Deadly suicide blast hits Baghdad funeral

At least 21 people killed in suspected sectarian attack as army face setback in campaign to retake key city from ISIL.

A suicide bomber has killed at least 21 people at a funeral in the Iraqi capital, while an ambush has halted the government forces’ advance on a key northern city controlled by ISIL fighters.

Sunday’s attack, which also wounded 35 people, occurred outside a Shia house of worship in the western Baghdad neighbourhood of Harthiya, where people were attending a funeral service, a local police officer and a medical official told Reuters news agency.

Baghdad has witnessed a surge in bombings in the past month, most of them claimed by ISIL, or the Islamic State in Iraq and the Levant, as the government, headed by Prime Minister Haider al-Abadi, seeks traction in its effort to subdue Sunni-dominated parts of the country seized by the group.

“The attacker approached the entrance of the mosque and blew himself up among the crowd,” the police officer said.

Accounts differed as to whether the bomber struck at the gate or inside the mosque, where some of the sources told the AFP news agency that mourners were gathered at the time of the explosion.

There was no immediate claim for the attack, but suicide bombings are almost exclusively carried out by Sunni fighters, including members of ISIL.

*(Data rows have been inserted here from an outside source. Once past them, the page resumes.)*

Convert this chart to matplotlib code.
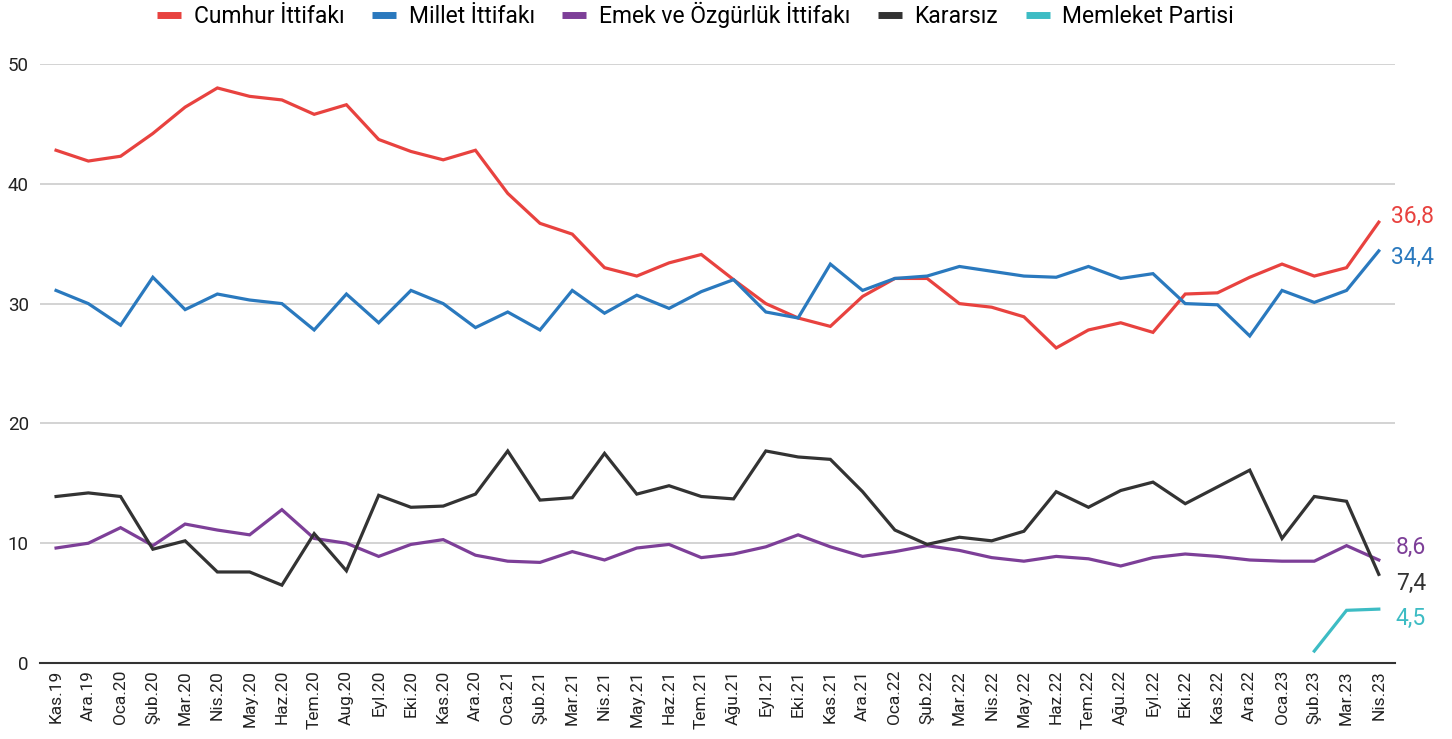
import matplotlib
matplotlib.use("Agg")
import matplotlib.pyplot as plt
from matplotlib.lines import Line2D

plt.rcParams['font.family'] = ['Roboto', 'DejaVu Sans']

months = ["Kas.19", "Ara.19", "Oca.20", "Şub.20", "Mar.20", "Nis.20", "May.20", "Haz.20",
          "Tem.20", "Aug.20", "Eyl.20", "Eki.20", "Kas.20", "Ara.20", "Oca.21", "Şub.21",
          "Mar.21", "Nis.21", "May.21", "Haz.21", "Tem.21", "Ağu.21", "Eyl.21", "Eki.21",
          "Kas.21", "Ara.21", "Oca.22", "Şub.22", "Mar.22", "Nis.22", "May.22", "Haz.22",
          "Tem.22", "Ağu.22", "Eyl.22", "Eki.22", "Kas.22", "Ara.22", "Oca.23", "Şub.23",
          "Mar.23", "Nis.23"]

cumhur = [42.8, 41.9, 42.3, 44.2, 46.4, 48.0, 47.3, 47.0, 45.8, 46.6, 43.7, 42.7, 42.0, 42.8,
          39.2, 36.7, 35.8, 33.0, 32.3, 33.4, 34.1, 32.0, 30.0, 28.8, 28.1, 30.6, 32.1, 32.1,
          30.0, 29.7, 28.9, 26.3, 27.8, 28.4, 27.6, 30.8, 30.9, 32.2, 33.3, 32.3, 33.0, 36.8]

millet = [31.1, 30.0, 28.2, 32.2, 29.5, 30.8, 30.3, 30.0, 27.8, 30.8, 28.4, 31.1, 30.0, 28.0,
          29.3, 27.8, 31.1, 29.2, 30.7, 29.6, 31.0, 32.0, 29.3, 28.8, 33.3, 31.1, 32.1, 32.3,
          33.1, 32.7, 32.3, 32.2, 33.1, 32.1, 32.5, 30.0, 29.9, 27.3, 31.1, 30.1, 31.1, 34.4]

emek = [9.6, 10.0, 11.3, 9.8, 11.6, 11.1, 10.7, 12.8, 10.4, 10.0, 8.9, 9.9, 10.3, 9.0,
        8.5, 8.4, 9.3, 8.6, 9.6, 9.9, 8.8, 9.1, 9.7, 10.7, 9.7, 8.9, 9.3, 9.8,
        9.4, 8.8, 8.5, 8.9, 8.7, 8.1, 8.8, 9.1, 8.9, 8.6, 8.5, 8.5, 9.8, 8.6]

kararsiz = [13.9, 14.2, 13.9, 9.5, 10.2, 7.6, 7.6, 6.5, 10.8, 7.7, 14.0, 13.0, 13.1, 14.1,
            17.7, 13.6, 13.8, 17.5, 14.1, 14.8, 13.9, 13.7, 17.7, 17.2, 17.0, 14.3, 11.1, 9.9,
            10.5, 10.2, 11.0, 14.3, 13.0, 14.4, 15.1, 13.3, 14.7, 16.1, 10.4, 13.9, 13.5, 7.4]

memleket_months = ["Şub.23", "Mar.23", "Nis.23"]
memleket = [1.0, 4.4, 4.5]

series = [
    ("Cumhur İttifakı", cumhur, "#E8423F", months),
    ("Millet İttifakı", millet, "#2A79BE", months),
    ("Emek ve Özgürlük İttifakı", emek, "#7D3F98", months),
    ("Kararsız", kararsiz, "#333333", months),
    ("Memleket Partisi", memleket, "#3DBCC4", memleket_months),
]

fig = plt.figure(figsize=(14.52, 7.39), dpi=100)
ax = fig.add_axes([0.0275, 0.1028, 0.9332, 0.8106])

idx = {m: i for i, m in enumerate(months)}
handles = []
for name, vals, color, mlist in series:
    xs = [idx[m] for m in mlist]
    ax.plot(xs, vals, color=color, lw=2.3, solid_joinstyle='miter', zorder=3)
    handles.append(Line2D([0], [0], color=color, lw=5, solid_capstyle='butt'))

# end labels (pixel offsets: dx, dy)
offsets = {"Cumhur İttifakı": (12, 6), "Millet İttifakı": (12, -7),
           "Emek ve Özgürlük İttifakı": (17, 13), "Kararsız": (17, -9),
           "Memleket Partisi": (17, -9)}
for name, vals, color, mlist in series:
    dx, dy = offsets[name]
    ax.annotate(f"{vals[-1]:.1f}".replace(".", ","),
                xy=(idx[mlist[-1]], vals[-1]), xytext=(dx, dy), textcoords='offset pixels',
                color=color, fontsize=16.5, va='center', ha='left',
                annotation_clip=False)

ax.set_xlim(-0.5, len(months) - 0.5)
ax.set_ylim(0, 50)
ax.set_yticks([0, 10, 20, 30, 40, 50])
ax.set_xticks(range(len(months)))
ax.set_xticklabels(months, rotation=90, fontsize=12.5, color="#222222")
ax.tick_params(axis='y', labelsize=13.5, colors="#222222", length=0, pad=8)
ax.tick_params(axis='x', length=0, pad=5)
ax.grid(axis='y', color="#CCCCCC", lw=1.2)
ax.set_axisbelow(True)
for s in ['top', 'right', 'left']:
    ax.spines[s].set_visible(False)
ax.spines['bottom'].set_color("#333333")
ax.spines['bottom'].set_linewidth(1.5)

fig.legend(handles, [s[0] for s in series], loc='upper center', bbox_to_anchor=(0.479, 1.025),
           ncol=5, frameon=False, fontsize=16.5, handlelength=1.05, columnspacing=1.2,
           handletextpad=0.55)

fig.savefig("out.png", dpi=100, facecolor='white')
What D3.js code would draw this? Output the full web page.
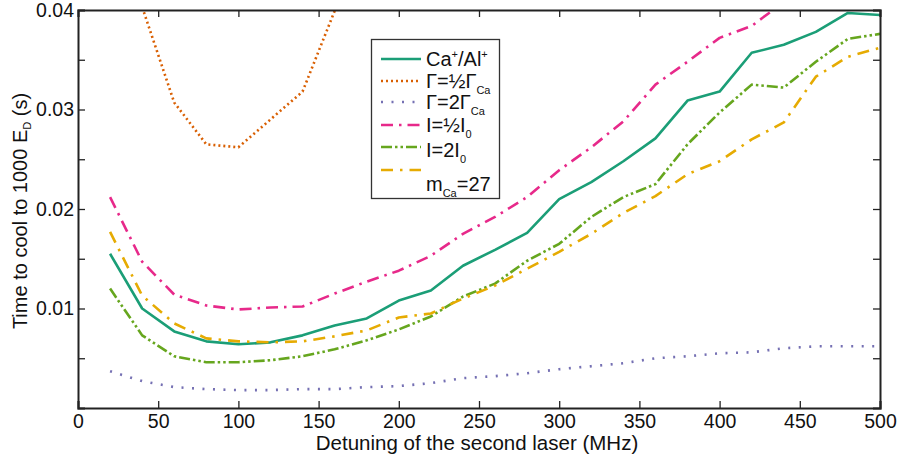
<!DOCTYPE html>
<html>
<head>
<meta charset="utf-8">
<script src="https://cdn.jsdelivr.net/npm/d3@7"></script>
<style>
  body { margin: 0; background: #fff; }
  svg text { font-family: "Liberation Sans", Arial, sans-serif; fill: #111; }
</style>
</head>
<body>
<div id="viz"></div>
<script>
// detuning values (MHz)
var detuning = [20, 40, 60, 80, 100, 120, 140, 160, 180, 200, 220, 240, 260,
                280, 300, 320, 340, 360, 380, 400, 420, 440, 460, 480, 500];

var caAl   = [0.0155, 0.0100, 0.0077, 0.0067, 0.0064, 0.0066, 0.0073, 0.0083, 0.0090, 0.0108, 0.0118, 0.0143, 0.0159,
              0.0176, 0.0210, 0.0227, 0.0248, 0.0271, 0.0309, 0.0318, 0.0357, 0.0365, 0.0378, 0.0397, 0.0395];
var gHalf  = [0.0560, 0.0403, 0.0307, 0.0265, 0.0262, 0.0290, 0.0318, 0.0399, 0.0480];
var gTwice = [0.0037, 0.0027, 0.0021, 0.0019, 0.0018, 0.0018, 0.0019, 0.0019, 0.0021, 0.0022, 0.0025, 0.0030, 0.0032,
              0.0035, 0.0039, 0.0042, 0.0045, 0.0050, 0.0052, 0.0055, 0.0056, 0.0060, 0.0062, 0.0062, 0.0062];
var iHalf  = [0.0212, 0.0147, 0.0114, 0.0103, 0.0099, 0.0101, 0.0102, 0.0115, 0.0127, 0.0138, 0.0153, 0.0175, 0.0192,
              0.0212, 0.0239, 0.0262, 0.0288, 0.0325, 0.0348, 0.0372, 0.0384, 0.0408, 0.0425];
var iTwice = [0.0120, 0.0073, 0.0052, 0.0046, 0.0046, 0.0048, 0.0052, 0.0059, 0.0068, 0.0079, 0.0092, 0.0112, 0.0125,
              0.0148, 0.0165, 0.0192, 0.0212, 0.0225, 0.0265, 0.0297, 0.0325, 0.0322, 0.0348, 0.0371, 0.0376];
var mass27 = [0.0177, 0.0113, 0.0085, 0.0070, 0.0067, 0.0066, 0.0067, 0.0072, 0.0078, 0.0091, 0.0095, 0.0110, 0.0123,
              0.0140, 0.0157, 0.0175, 0.0196, 0.0213, 0.0235, 0.0248, 0.0270, 0.0287, 0.0333, 0.0353, 0.0362];

var xTicks = [0, 50, 100, 150, 200, 250, 300, 350, 400, 450, 500];
var yTicks = [0.01, 0.02, 0.03, 0.04];
var yMinor = [0.005, 0.015, 0.025, 0.035];

var series = [
  {name: 'caAl',   values: caAl,   color: '#1b9e77', dash: null},
  {name: 'gHalf',  values: gHalf,  color: '#d95f02', dash: '2,3'},
  {name: 'gTwice', values: gTwice, color: '#7570b3', dash: '2,8.5'},
  {name: 'iHalf',  values: iHalf,  color: '#e7298a', dash: '12,6,2.5,6'},
  {name: 'iTwice', values: iTwice, color: '#66a61e', dash: '11,3,2.5,3,2.5,3'},
  {name: 'mass27', values: mass27, color: '#e6ab02', dash: '12,7,2.5,7'}
];

var W = 904, H = 464,
    margin = {top: 10, right: 24, bottom: 56, left: 78},
    width = W - margin.left - margin.right,
    height = H - margin.top - margin.bottom;

var svg = d3.select('#viz').append('svg')
    .attr('width', W)
    .attr('height', H);

var x = d3.scaleLinear().domain([0, 500]).range([margin.left, margin.left + width]);
var y = d3.scaleLinear().domain([0, 0.04]).range([margin.top + height, margin.top]);

svg.append('clipPath').attr('id', 'plotclip')
  .append('rect')
    .attr('x', margin.left).attr('y', margin.top)
    .attr('width', width).attr('height', height);

var line = d3.line()
    .x(function(d, i) { return x(detuning[i]); })
    .y(function(d) { return y(d); });

var lines = svg.append('g').attr('clip-path', 'url(#plotclip)');
series.forEach(function(s) {
  lines.append('path')
    .datum(s.values)
    .attr('d', line)
    .attr('fill', 'none')
    .attr('stroke', s.color)
    .attr('stroke-width', 2.6)
    .attr('stroke-dasharray', s.dash)
    .attr('stroke-linejoin', 'round');
});

// axes, matlab style: ticks inward on all four sides
var tk = 7;
var xBottom = svg.append('g')
    .attr('transform', 'translate(0,' + (margin.top + height) + ')')
    .call(d3.axisBottom(x).tickValues(xTicks).tickSize(-tk).tickPadding(6).tickFormat(d3.format('d')));
var xTop = svg.append('g')
    .attr('transform', 'translate(0,' + margin.top + ')')
    .call(d3.axisTop(x).tickValues(xTicks).tickSize(-tk).tickFormat(''));
var yLeft = svg.append('g')
    .attr('transform', 'translate(' + margin.left + ',0)')
    .call(d3.axisLeft(y).tickValues(yTicks.concat(yMinor)).tickSize(-tk).tickPadding(4)
      .tickFormat(function(d) { return yTicks.indexOf(d) >= 0 ? d3.format('.2f')(d) : ''; }));
var yRight = svg.append('g')
    .attr('transform', 'translate(' + (margin.left + width) + ',0)')
    .call(d3.axisRight(y).tickValues(yTicks.concat(yMinor)).tickSize(-tk).tickFormat(''));

[xBottom, xTop, yLeft, yRight].forEach(function(g) {
  g.select('.domain').attr('stroke', '#222').attr('stroke-width', 2);
  g.selectAll('.tick line').attr('stroke', '#222').attr('stroke-width', 1.3);
  g.selectAll('.tick text').attr('font-size', 19.5).attr('fill', '#111')
    .attr('font-family', '"Liberation Sans", Arial, sans-serif');
});

// axis labels
svg.append('text')
  .attr('x', x(250) - 2).attr('y', 450)
  .attr('text-anchor', 'middle')
  .attr('font-size', 20.5)
  .text('Detuning of the second laser (MHz)');

var yl = svg.append('text')
  .attr('transform', 'translate(27,' + 211 + ') rotate(-90)')
  .attr('text-anchor', 'middle')
  .attr('font-size', 20);
yl.append('tspan').text('Time to cool to 1000 E');
yl.append('tspan').attr('font-size', 11).attr('dy', 4).text('D');
yl.append('tspan').attr('dy', -4).text(' (s)');

// legend
var legend = svg.append('g');
legend.append('rect')
  .attr('x', 371.5).attr('y', 39.5)
  .attr('width', 128).attr('height', 159)
  .attr('fill', '#fff')
  .attr('stroke', '#333').attr('stroke-width', 1.3);

var lineY = [59, 81, 102, 125, 147, 170];
var textY = [66, 88, 109, 132, 157, 191];
var labels = [
  [['Ca', 0], ['+', 1], ['/Al', 0], ['+', 1]],
  [['Γ=½Γ', 0], ['Ca', -1]],
  [['Γ=2Γ', 0], ['Ca', -1]],
  [['I=½I', 0], ['0', -1]],
  [['I=2I', 0], ['0', -1]],
  [['m', 0], ['Ca', -1], ['=27', 0]]
];

series.forEach(function(s, i) {
  legend.append('line')
    .attr('x1', 381).attr('x2', 421)
    .attr('y1', lineY[i]).attr('y2', lineY[i])
    .attr('stroke', s.color)
    .attr('stroke-width', 2.6)
    .attr('stroke-dasharray', s.dash);

  var t = legend.append('text')
    .attr('x', 426).attr('y', textY[i])
    .attr('font-size', 20);
  var shift = 0;
  labels[i].forEach(function(p) {
    var dy = 0;
    if (p[1] === 1) dy = -8 - shift;
    else if (p[1] === -1) dy = 6 - shift;
    else dy = -shift;
    shift += dy;
    t.append('tspan')
      .attr('dy', dy)
      .attr('font-size', p[1] === 0 ? 20 : 11)
      .text(p[0]);
  });
});
</script>
</body>
</html>
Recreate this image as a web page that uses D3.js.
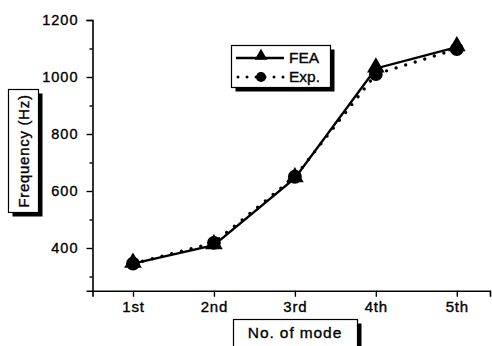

In further violence on Sunday, a roadside bomb exploded near a security patrol in the Tarmiyah area in the north of Baghdad, killing at least four people and wounding at least eight, officials said.

Offensive foiled

Elsewhere in Iraq, government forces attempted to retake the northern city of Baiji, which is adjacent to the country’s largest refinery still under government control, despite a siege by ISIL.

The military operation, launched in the early hours of Saturday, was foiled when an armoured vehicle blew up near the security forces’ convoy in a village in about 20km south of Baiji, officers said.

The blast killed four soldiers and wounded seven.

“The attacker surprised our forces as he was driving a military armoured vehicle. We thought it was our vehicle,” said an army major participating in the operation.

“We are planning to retake Baiji as soon as possible to secure a key highway and to stop the daily attacks of terrorists on the Baiji refinery,” he said.

The offensive looks to bypass the Iraqi city of Tikrit, which lies to the south of Baiji and is controlled by ISIL, and instead to focus on Baiji itself.

Iraqi forces have protected the Baiji refinery since June despite being surrounded on all sides after the Iraqi army imploded in the north in the face of a major ISIL assault.

ISIL holds territory across eastern Syria and northern and western Iraq, with the ambition of establishing rule based upon what it describes as Islamic precepts.

The US is leading an international coalition, conducting air strikes aimed to defeat the group.